The oddest strand of the News of the World's defence was that by submitting himself to a spanking marathon which ended up with him needing a sticking plaster on his buttocks, Mosley was somehow engaging in a criminal act. Yesterday, the judge said this was "perhaps the most artificial argument, verging on desperation". He added: "It would hardly be appropriate to clutter up the courts with cases of spanking between consenting adults taking place in private property and without disturbing the neighbours."

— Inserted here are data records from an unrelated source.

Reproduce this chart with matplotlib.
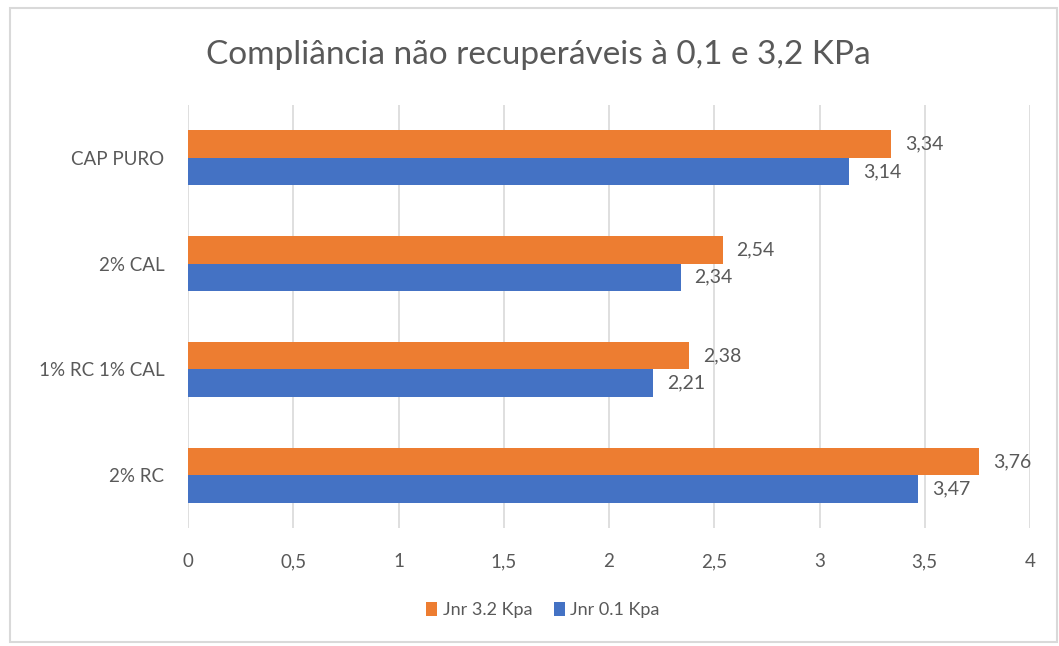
import matplotlib.pyplot as plt
import numpy as np
from matplotlib.patches import Rectangle

categories = ["CAP PURO", "2% CAL", "1% RC 1% CAL", "2% RC"]
jnr_32 = [3.34, 2.54, 2.38, 3.76]
jnr_01 = [3.14, 2.34, 2.21, 3.47]
xticks = [0, 0.5, 1, 1.5, 2, 2.5, 3, 3.5, 4]
xtick_labels = ["0", "0,5", "1", "1,5", "2", "2,5", "3", "3,5", "4"]

plt.rcParams['font.family'] = ['Lato', 'DejaVu Sans']
grey = "#595959"
orange = "#ED7D31"
blue = "#4472C4"

fig = plt.figure(figsize=(10.59, 6.46), dpi=100)
fig.patches.append(Rectangle((10 / 1059, 1 - 642 / 646), 1047 / 1059, 634 / 646,
                             transform=fig.transFigure, fill=False,
                             edgecolor="#d9d9d9", linewidth=1.5))
ax = fig.add_axes([188 / 1059, 1 - 528 / 646, 842 / 1059, 423 / 646])

y = np.arange(len(categories))
h = 0.26
b1 = ax.barh(y - h / 2, jnr_32, height=h, color=orange, label="Jnr 3.2 Kpa", zorder=3)
b2 = ax.barh(y + h / 2, jnr_01, height=h, color=blue, label="Jnr 0.1 Kpa", zorder=3)

for bars, vals in ((b1, jnr_32), (b2, jnr_01)):
    for bar, v in zip(bars, vals):
        ax.annotate(f"{v:.2f}".replace(".", ","),
                    (bar.get_width(), bar.get_y() + bar.get_height() / 2),
                    xytext=(10, 0), textcoords="offset points",
                    va="center", ha="left", fontsize=14, color=grey)

ax.set_ylim(len(categories) - 0.5, -0.5)
ax.set_xlim(0, 4)
ax.set_yticks(y)
ax.set_yticklabels(categories, fontsize=13.5, color=grey)
ax.set_xticks(xticks)
ax.set_xticklabels(xtick_labels, fontsize=13.5, color=grey)
ax.tick_params(axis="both", length=0)
ax.tick_params(axis="x", pad=18)
ax.tick_params(axis="y", pad=17)
ax.grid(axis="x", color="#d9d9d9", linewidth=1.2, zorder=0)
for s in ax.spines.values():
    s.set_visible(False)

fig.text(538 / 1059, 1 - 55 / 646, "Compliância não recuperáveis à 0,1 e 3,2 KPa",
         ha="center", va="center", fontsize=24, color=grey)

handles = [b1, b2]
fig.legend(handles, [hd.get_label() for hd in handles], loc="center",
           bbox_to_anchor=(543 / 1059, 1 - 610 / 646), ncol=2, frameon=False,
           fontsize=13, labelcolor=grey, handlelength=0.6, handleheight=0.8,
           handletextpad=0.3, columnspacing=1.2)

fig.savefig("out.png", dpi=100)
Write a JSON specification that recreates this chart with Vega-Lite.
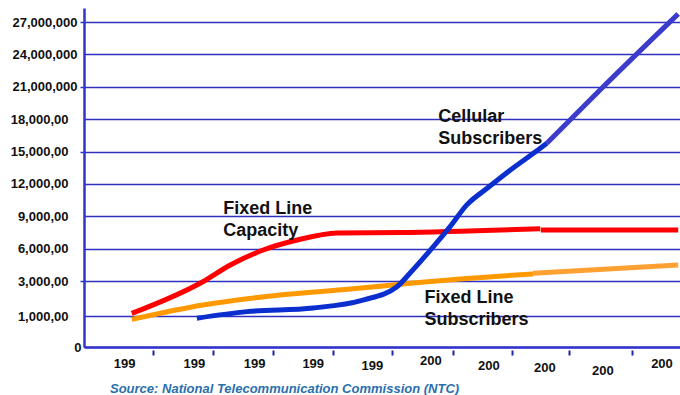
{
  "$schema": "https://vega.github.io/schema/vega-lite/v6.json",
  "width": 596,
  "height": 339,
  "autosize": {"type": "none"},
  "padding": {"left": 84, "top": 8, "right": 0, "bottom": 48},
  "background": "white",
  "config": {
    "view": {"stroke": null},
    "font": "Liberation Sans",
    "axisY": {"labelOverlap": false, "labelFlush": false, "tickCount": 30},
    "axisX": {"labelOverlap": false, "labelFlush": false, "tickCount": 30}
  },
  "title": {
    "text": "Source: National Telecommunication Commission (NTC)",
    "orient": "bottom",
    "anchor": "start",
    "frame": "group",
    "font": "Liberation Sans",
    "fontSize": 13,
    "fontWeight": "bold",
    "fontStyle": "italic",
    "color": "#2a6fae",
    "dx": 26,
    "offset": 6
  },
  "datasets": {
    "lines": [
      {"series": "CapA", "x": 0.13, "y": 1.15},
      {"series": "CapA", "x": 1.32, "y": 2.96},
      {"series": "CapA", "x": 1.78, "y": 4.48},
      {"series": "CapA", "x": 2.33, "y": 5.87},
      {"series": "CapA", "x": 2.9, "y": 6.8},
      {"series": "CapA", "x": 3.57, "y": 7.45},
      {"series": "CapA", "x": 4.62, "y": 7.5},
      {"series": "CapA", "x": 6.97, "y": 7.85},
      {"series": "CapB", "x": 6.98, "y": 7.73},
      {"series": "CapB", "x": 9.28, "y": 7.73},
      {"series": "SubA", "x": 0.13, "y": 0.89},
      {"series": "SubA", "x": 1.32, "y": 1.63},
      {"series": "SubA", "x": 2.61, "y": 2.2},
      {"series": "SubA", "x": 3.79, "y": 2.54},
      {"series": "SubA", "x": 4.79, "y": 2.87},
      {"series": "SubA", "x": 5.63, "y": 3.19},
      {"series": "SubA", "x": 6.85, "y": 3.65},
      {"series": "SubB", "x": 6.85, "y": 3.71},
      {"series": "SubB", "x": 9.28, "y": 4.48},
      {"series": "CellA", "x": 1.22, "y": 0.93},
      {"series": "CellA", "x": 2.06, "y": 1.25},
      {"series": "CellA", "x": 3.17, "y": 1.46},
      {"series": "CellA", "x": 4.0, "y": 1.91},
      {"series": "CellA", "x": 4.57, "y": 2.67},
      {"series": "CellA", "x": 4.79, "y": 3.74},
      {"series": "CellA", "x": 5.18, "y": 6.19},
      {"series": "CellA", "x": 5.46, "y": 8.04},
      {"series": "CellA", "x": 5.74, "y": 10.05},
      {"series": "CellA", "x": 6.08, "y": 11.59},
      {"series": "CellA", "x": 6.47, "y": 13.29},
      {"series": "CellA", "x": 6.97, "y": 15.3},
      {"series": "CellA", "x": 7.08, "y": 15.76},
      {"series": "CellB", "x": 7.08, "y": 15.76},
      {"series": "CellB", "x": 7.97, "y": 20.7},
      {"series": "CellB", "x": 9.28, "y": 27.75}
    ],
    "labels": [
      {"text": "Cellular\nSubscribers", "x": 5.26, "y": 17.74},
      {"text": "Fixed Line\nCapacity", "x": 1.66, "y": 9.21},
      {"text": "Fixed Line\nSubscribers", "x": 5.03, "y": 1.73}
    ]
  },
  "layer": [
    {
      "data": {"name": "lines"},
      "mark": {"type": "line", "strokeWidth": 5, "interpolate": "monotone", "strokeCap": "butt"},
      "encoding": {
        "x": {
          "field": "x",
          "type": "quantitative",
          "scale": {"domain": [-0.67, 9.31], "nice": false, "zero": false},
          "axis": {
            "values": [0, 1.17, 2.18, 3.16, 4.15, 5.13, 6.1, 7.04, 8.01, 9.0],
            "tickCount": 30,
            "labelExpr": "datum.value < 4.5 ? '199' : '200'",
            "title": null,
            "grid": false,
            "ticks": false,
            "domainColor": "#3333cc",
            "domainWidth": 2.5,
            "labelFont": "Liberation Sans",
            "labelFontSize": 13,
            "labelFontWeight": "bold",
            "labelColor": "#111111",
            "labelBaseline": "top",
            "labelFlush": false,
            "labelOverlap": false,
            "labelPadding": {
              "condition": [
                {"test": "datum.value > 4.5 && datum.value < 5.5", "value": 7},
                {"test": "datum.value > 6.5 && datum.value < 7.5", "value": 14},
                {"test": "datum.value > 7.5 && datum.value < 8.5", "value": 17},
                {"test": "datum.value > 3.5 && datum.value < 6.5", "value": 12}
              ],
              "value": 10
            }
          }
        },
        "y": {
          "field": "y",
          "type": "quantitative",
          "scale": {"domain": [0, 1, 3, 28.3], "range": [339, 308, 273, 0], "nice": false, "zero": false},
          "axis": {
            "values": [0, 1, 3, 6, 9, 12, 15, 18, 21, 24, 27],
            "tickCount": 30,
            "labelExpr": "datum.value == 0 ? '0' : datum.value == 1 ? '1,000,00' : datum.value < 21 ? format(datum.value, 'd') + ',000,00' : format(datum.value, 'd') + ',000,000'",
            "title": null,
            "grid": true,
            "gridColor": "#3030c0",
            "gridWidth": 1.6,
            "domainColor": "#3333cc",
            "domainWidth": 2.5,
            "tickColor": "#3333cc",
            "tickSize": 4,
            "tickWidth": 1.5,
            "tickOpacity": {"condition": {"test": "datum.value == 27 || datum.value == 21 || datum.value == 15 || datum.value == 3", "value": 1}, "value": 0},
            "labelFont": "Liberation Sans",
            "labelFontSize": 13,
            "labelFontWeight": "bold",
            "labelColor": "#111111",
            "labelOverlap": false,
            "labelFlush": false,
            "labelPadding": {
              "condition": [
                {"test": "datum.value == 0", "value": -1},
                {"test": "datum.value >= 21", "value": 3}
              ],
              "value": 12
            }
          }
        },
        "color": {
          "field": "series",
          "type": "nominal",
          "scale": {
            "domain": ["CapA", "CapB", "SubA", "SubB", "CellA", "CellB"],
            "range": ["#ff0000", "#ff0000", "#ff9900", "#ffa033", "#0b2ecf", "#3b3bcc"]
          },
          "legend": null
        },
        "detail": {"field": "series"}
      }
    },
    {
      "data": {"name": "labels"},
      "mark": {"type": "text", "align": "left", "baseline": "alphabetic", "font": "Liberation Sans", "fontSize": 18, "fontWeight": "bold", "color": "#111111", "lineBreak": "\n", "lineHeight": 22},
      "encoding": {
        "x": {
          "field": "x",
          "type": "quantitative",
          "axis": {
            "values": [0.49, 1.49, 2.49, 3.5, 4.49, 5.51, 6.5, 7.45, 8.51],
            "tickCount": 30,
            "labels": false,
            "domain": false,
            "grid": false,
            "ticks": true,
            "tickSize": 5,
            "tickWidth": 2,
            "tickColor": "#2020b0",
            "offset": 3,
            "orient": "bottom",
            "title": null
          }
        },
        "y": {"field": "y", "type": "quantitative"},
        "text": {"field": "text"}
      }
    }
  ],
  "resolve": {"axis": {"x": "independent"}}
}
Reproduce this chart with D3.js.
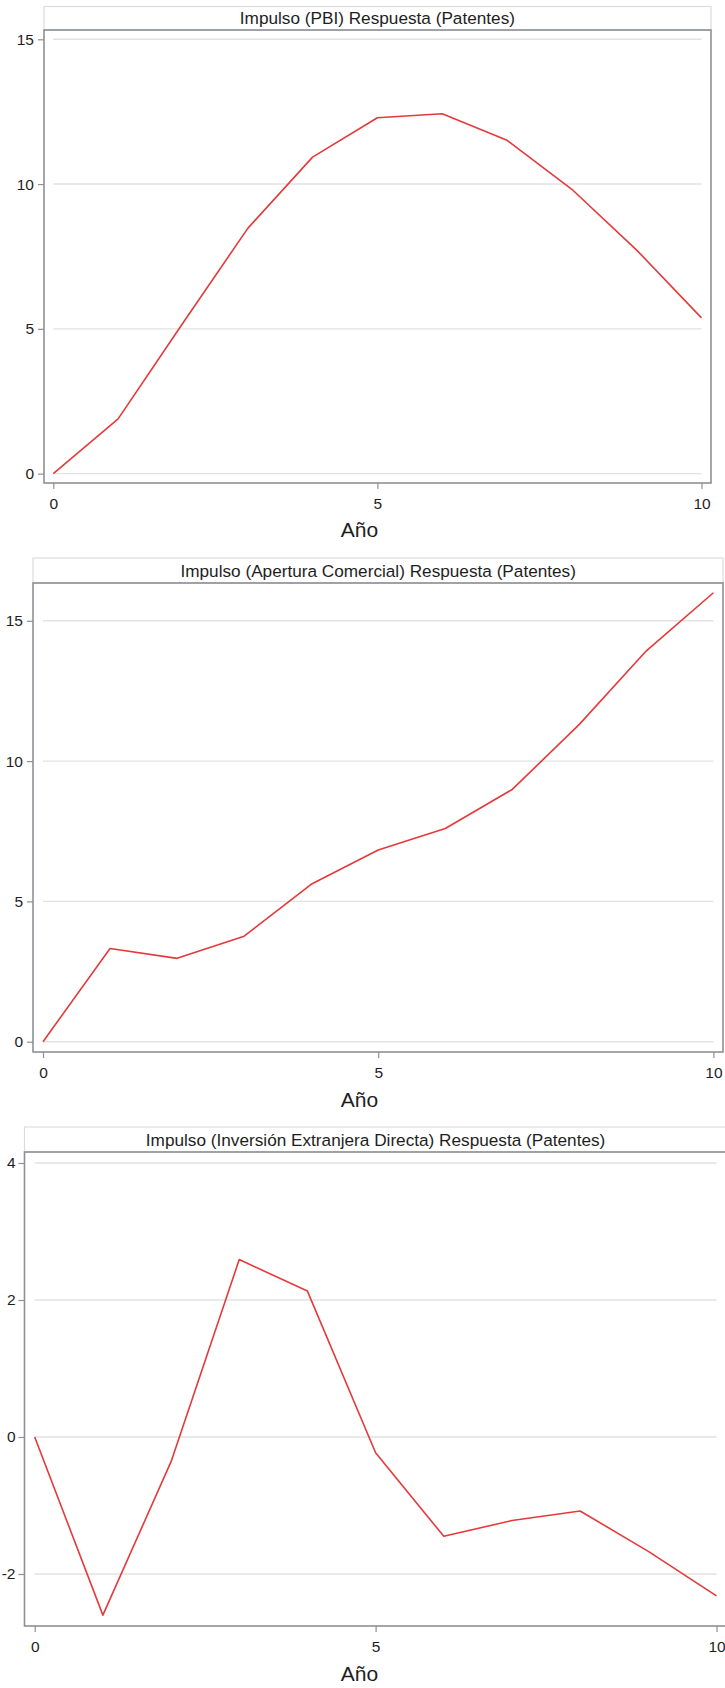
<!DOCTYPE html>
<html>
<head>
<meta charset="utf-8">
<script src="https://cdn.jsdelivr.net/npm/d3@7"></script>
<style>
  html, body { margin: 0; padding: 0; background: #fff; }
  svg { display: block; }
  text { font-family: "Liberation Sans", Arial, sans-serif; fill: #1e1e1e; }
</style>
</head>
<body>
<svg id="chart" width="725" height="1688"></svg>
<script>
// ---- Data ----
const years = [0, 1, 2, 3, 4, 5, 6, 7, 8, 9, 10];
const pbiResp = [0, 1.89, 5.2, 8.47, 10.93, 12.29, 12.43, 11.51, 9.82, 7.72, 5.38];
const aperturaResp = [0, 3.32, 2.97, 3.76, 5.61, 6.83, 7.60, 8.99, 11.31, 13.93, 16.0];
const iedResp = [0, -2.60, -0.36, 2.59, 2.13, -0.23, -1.45, -1.22, -1.08, -1.67, -2.32];
const titles = [
  "Impulso (PBI) Respuesta (Patentes)",
  "Impulso (Apertura Comercial) Respuesta (Patentes)",
  "Impulso (Inversión Extranjera Directa) Respuesta (Patentes)"
];
const yTicks1 = [0, 5, 10, 15];
const yTicks2 = [0, 5, 10, 15];
const yTicks3 = [-2, 0, 2, 4];
const xTicks = [0, 5, 10];
const xLabel = "Año";

// ---- Layout (positions only) ----
const layouts = [
  { left: 44, right: 711, top: 30, bottom: 483, titleTop: 6.5, x0: 53.3, x1: 701.5,
    yDom: [0, 15], yRng: [473.6, 39.3], labelY: 537, yPad: 4 },
  { left: 33, right: 723, top: 583, bottom: 1052, titleTop: 558, x0: 43, x1: 713.4,
    yDom: [0, 15], yRng: [1041.7, 620.8], labelY: 1107, yPad: 4 },
  { left: 24.5, right: 728, top: 1152, bottom: 1626, titleTop: 1127, x0: 34.7, x1: 716.5,
    yDom: [0, 4], yRng: [1437, 1163], labelY: 1681, yPad: 3 }
];

const panels = [
  { values: pbiResp, title: titles[0], yTicks: yTicks1 },
  { values: aperturaResp, title: titles[1], yTicks: yTicks2 },
  { values: iedResp, title: titles[2], yTicks: yTicks3 }
];

const svg = d3.select("#chart");
const frameColor = "#8d9096";
const gridColor = "#e2e2e2";
const lineColor = "#e5393a";
const fmt = d => String(d);

panels.forEach((p, i) => {
  const L = layouts[i];
  const x = d3.scaleLinear().domain([0, 10]).range([L.x0, L.x1]);
  const y = d3.scaleLinear().domain(L.yDom).range(L.yRng);
  const g = svg.append("g");

  // title box
  g.append("rect")
    .attr("x", L.left).attr("y", L.titleTop)
    .attr("width", L.right - L.left).attr("height", L.top - L.titleTop)
    .attr("fill", "#fff").attr("stroke", "#dcdcdc").attr("stroke-width", 1.2);
  g.append("text")
    .attr("x", (L.x0 + L.x1) / 2)
    .attr("y", (L.titleTop + L.top) / 2)
    .attr("dy", "0.36em")
    .attr("text-anchor", "middle")
    .style("font-size", "17.2px")
    .text(p.title);

  // gridlines
  g.append("g").selectAll("line").data(p.yTicks).join("line")
    .attr("x1", x(0)).attr("x2", x(10))
    .attr("y1", d => y(d)).attr("y2", d => y(d))
    .attr("stroke", gridColor).attr("stroke-width", 1.4);

  // frame
  g.append("rect")
    .attr("x", L.left).attr("y", L.top)
    .attr("width", L.right - L.left).attr("height", L.bottom - L.top)
    .attr("fill", "none").attr("stroke", frameColor).attr("stroke-width", 1.6);

  // axes
  const yAxis = d3.axisLeft(y).tickValues(p.yTicks).tickFormat(fmt)
    .tickSize(6).tickPadding(L.yPad);
  const ya = g.append("g").attr("transform", `translate(${L.left},0)`).call(yAxis);
  const xAxis = d3.axisBottom(x).tickValues(xTicks).tickFormat(fmt)
    .tickSize(6).tickPadding(8.5);
  const xa = g.append("g").attr("transform", `translate(0,${L.bottom})`).call(xAxis);
  [ya, xa].forEach(a => {
    a.select(".domain").remove();
    a.selectAll(".tick line").attr("stroke", frameColor).attr("stroke-width", 1.2);
    a.selectAll(".tick text")
      .style("font-size", "15.5px")
      .style("font-family", "'Liberation Sans', Arial, sans-serif")
      .attr("fill", "#1e1e1e");
  });

  // axis label
  g.append("text")
    .attr("x", 359.5).attr("y", L.labelY)
    .attr("text-anchor", "middle")
    .style("font-size", "21px")
    .text(xLabel);

  // line
  const line = d3.line().x((d, j) => x(years[j])).y(d => y(d));
  g.append("path")
    .datum(p.values)
    .attr("d", line)
    .attr("fill", "none")
    .attr("stroke", lineColor)
    .attr("stroke-width", 1.6)
    .attr("stroke-linejoin", "round");
});
</script>
</body>
</html>
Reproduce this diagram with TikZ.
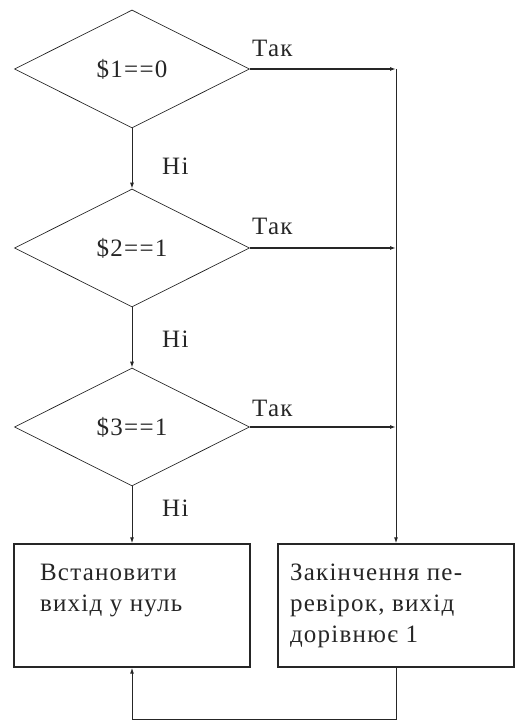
\documentclass[tikz,border=0pt]{standalone}
\usepackage{fontspec}
\setmainfont{Liberation Serif}[LetterSpace=5]
\usetikzlibrary{shapes.geometric,arrows.meta}
\definecolor{ink}{HTML}{262626}
\tikzstyle{cond}=[diamond, draw=ink, line width=0.7pt, minimum width=235pt, minimum height=118pt, inner sep=0pt, text=ink, font=\fontsize{25}{31}\selectfont]
\tikzstyle{act}=[rectangle, draw=ink, line width=1.4pt, minimum width=236pt, minimum height=123pt, inner sep=0pt, text=ink, font=\fontsize{25}{31}\selectfont]
\tikzstyle{flow}=[draw=ink, line width=1pt, -{Latex[length=6pt,width=4pt]}]
\tikzstyle{yes}=[flow, line width=1.8pt]
\tikzstyle{lbl}=[anchor=base west, inner sep=0pt, text=ink, font=\fontsize{25}{31}\selectfont]

\begin{document}
\begin{tikzpicture}[x=1pt, y=1pt]
\useasboundingbox (0,0) rectangle (515,722);

\node [cond] (c1) at (132, 653) {\$1==0};
\node [cond] (c2) at (132, 474) {\$2==1};
\node [cond] (c3) at (132, 295) {\$3==1};
\node [act] (zero) at (132, 116.5) {\parbox[t][83pt][t]{184pt}{Встановити\\вихід у нуль}};
\node [act] (done) at (396, 116.5) {\parbox[t][83pt][t]{212pt}{Закінчення пе-\\ревірок, вихід\\дорівнює 1}};
\coordinate (bot) at (264, 2);

\node [lbl] (t1) at (252, 665) {Так};
\node [lbl] (t2) at (252, 487) {Так};
\node [lbl] (t3) at (252, 305) {Так};
\node [lbl] (n1) at (162, 547) {Ні};
\node [lbl] (n2) at (162, 374) {Ні};
\node [lbl] (n3) at (162, 205) {Ні};

\draw [flow] (c1) -- (c2);
\draw [flow] (c2) -- (c3);
\draw [flow] (c3) -- (zero);
\draw [yes] (c1.east) -- (c1.east -| done.north);
\draw [yes] (c2.east) -- (c2.east -| done.north);
\draw [yes] (c3.east) -- (c3.east -| done.north);
\draw [flow] (c1.east -| done.north) -- (done.north);
\draw [flow] (done.south) -- (done.south |- bot) -- (zero.south |- bot) -- (zero.south);

\end{tikzpicture}
\end{document}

So there we are, but Max still has to get on with a lifetime of knowing looks from his colleagues and friends. To whom will the News of the World turn next though, now that frolicking Vicars and spanking Formula 1 racing boffins are off limits? The Bishops of the Anglican Communion maybe, who were yesterday seen travelling by rickshaw around London protesting, in a very colourful manner, about global poverty. Quite what being cycled round London by sweating Aussies is going to prove is out of my remit, but at least it got them out of the house for an afternoon. They had a drinks reception afterwards in Lambeth Palace and you still ask me for more news! Oh, OK, the American Bishops were sent with a sort of pack instructing them how to big up gayness during the show, sorry, conference. Some of them, who did not want to be named (except Jack Iker, he's the one who looks like Doctor Watson) complained at this, rather than just ignoring the documents which were one amongst a hundred or so they were given, including one on promoting Women Bishops. You pays your money, you takes your chance, as PT Barnum once put it. As an ex-stage Manager (more of that another time) I know a thing or two about prima donnas (I was not famed for my ability to pussy-foot around egos) and I can well imagine the atmosphere in the 'big top' (as the central meeting tent at the conference is called) even without the new fans (which they had to hire, as the budget would not stretch to buying them).
Happy Lambethtide! Oh, I forgot, I thought it bad of me to tell you all about the knighting of the beef without showing you in more detail the room where it happened and the very table on which it happened. It is also purported that Oliver Cromwell slept on this table, but if you believe all the 'Oliver Cromwell slept on this table' stories, you may well wonder how he ever managed to have his breakfast, let alone construct a New Model Army.